Baghdad, Asharq Al-Awsat- At the same time that the Baghdad Operations Command confirmed that it had formed plans to thwart any attempts of a coup in Iraq following the US withdrawal, Kamal al-Saadi, a leader in the Islamic Dawa party and a member of the United Iraqi Alliance did not rule out the possibility that some parties in Iraq would attempt to stage a coup.
Al-Saadi informed Asharq Al-Awsat that a number of forces wish to stage a coup in Iraq “including the Baathists, as well as various militant [groups], former army officers and former members of the security services. In addition to this, there is the presence of certain political figures that outwardly belong to the new political system but inwardly have relations with the afore-mentioned forces.”
Al-Saadi added “There is also a desire [to stage a coup] from some of the regional countries, and this is an old desire to effect regime change in Iraq.” Al-Saadi gave the example that “between 2005 – 2006 there were calls to establish a so-called National Salvation government [in Iraq].”
Al-Saadi went on to say that “these regional powers dream of a National Salvation government and still have this desire, this can be seen in their provision of support…whether with regards to the staging of a military coup, the creation of a National Salvation government, or even to changing the political balance [in Iraq], and if all of the above attempts fail, to [at least] produce a government at the next election that is subject to some form of regional influence and which will [therefore] implement their agenda.”

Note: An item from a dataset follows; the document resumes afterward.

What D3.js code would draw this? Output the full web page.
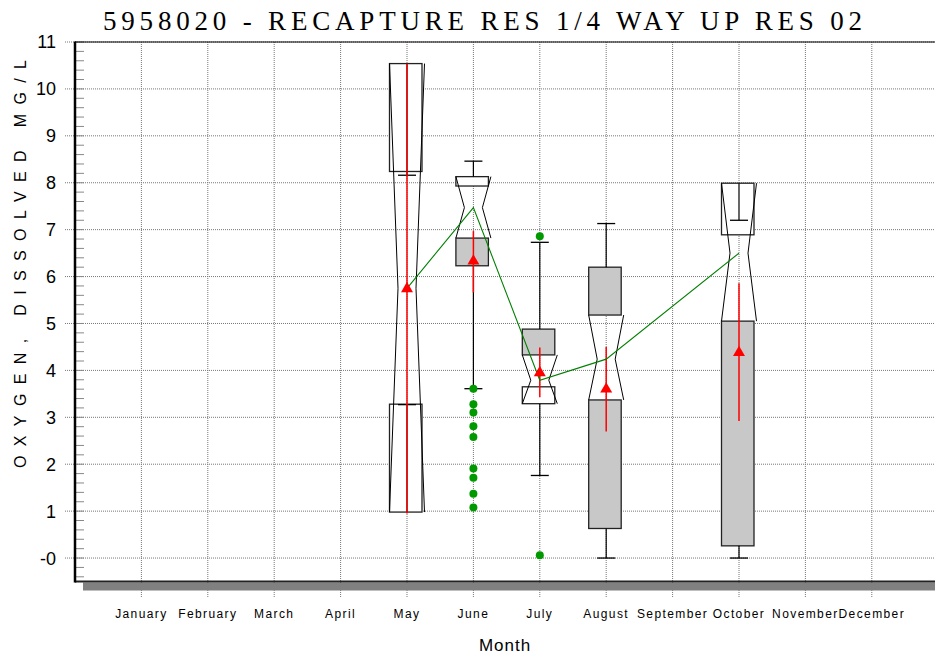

Al-Saadi revealed to Asharq Al-Awsat that “these forces are ready to spend billions of dollars to implement this agenda” but emphasized that “all of the above are wishes, and are difficult to implement as those who wish to stage a coup are not thinking of doing this until thy have US approval.”
Al-Saadi added “the situation in Iraq and its political and constitutional structure prevents military involvement in attempted coups due to the existence of the constitution, the parliament, and various political parties. The Iraqi street has also become strongly involved in the political system. We must also not forget the role played by the religious authorities and the media that have contributed to creating social and political forces that differ from those seen previously [in Iraq].”
Al-Saadi also informed Asharq Al-Awsat that “ideological discourse has declined in Iraq, and no longer has the influence that it once did in Iraqi society. Therefore those attempting a coup at the present time will be unable to easily convince the Iraqi street [of this], especially as the Iraqi street has already experienced coups and dictatorship and will therefore absolutely reject any new risks in Iraq, especially following the Baathist experience.”
For his part, Hamid al-Moala, a leader in the Islamic Supreme Council, informed Asharq Al-Awsat that the security services had not ruled out the potential for a coup “but we are not seriously considering this theory, however the security services take precautions for all possibilities, even if their prospects of taking place are low.”
Al-Moala added “The security forces have played a significant role in stabilizing the situation in Iraq, but there are soft areas in these forces that have been infiltrated, and this is an issue that must be resolved as soon as possible, especially as these forces have begun to assume direct responsibility [following the withdrawal of US forces.]
Ahmed Anwar, an MP of the Kurdistan Alliance revealed that some political parties fear that members of the current security services who previously belonged to the now dissolved Baathist party will attempt to stage a military coup.
In a statement to the press, Anwar said that “There are fears that there are breaches in the security services, particularly the army, especially after many were restored [to their former positions] following Debathification…but in spite of this I believe that the question of a coup taking place I Iraq is something that is unlikely to happen.”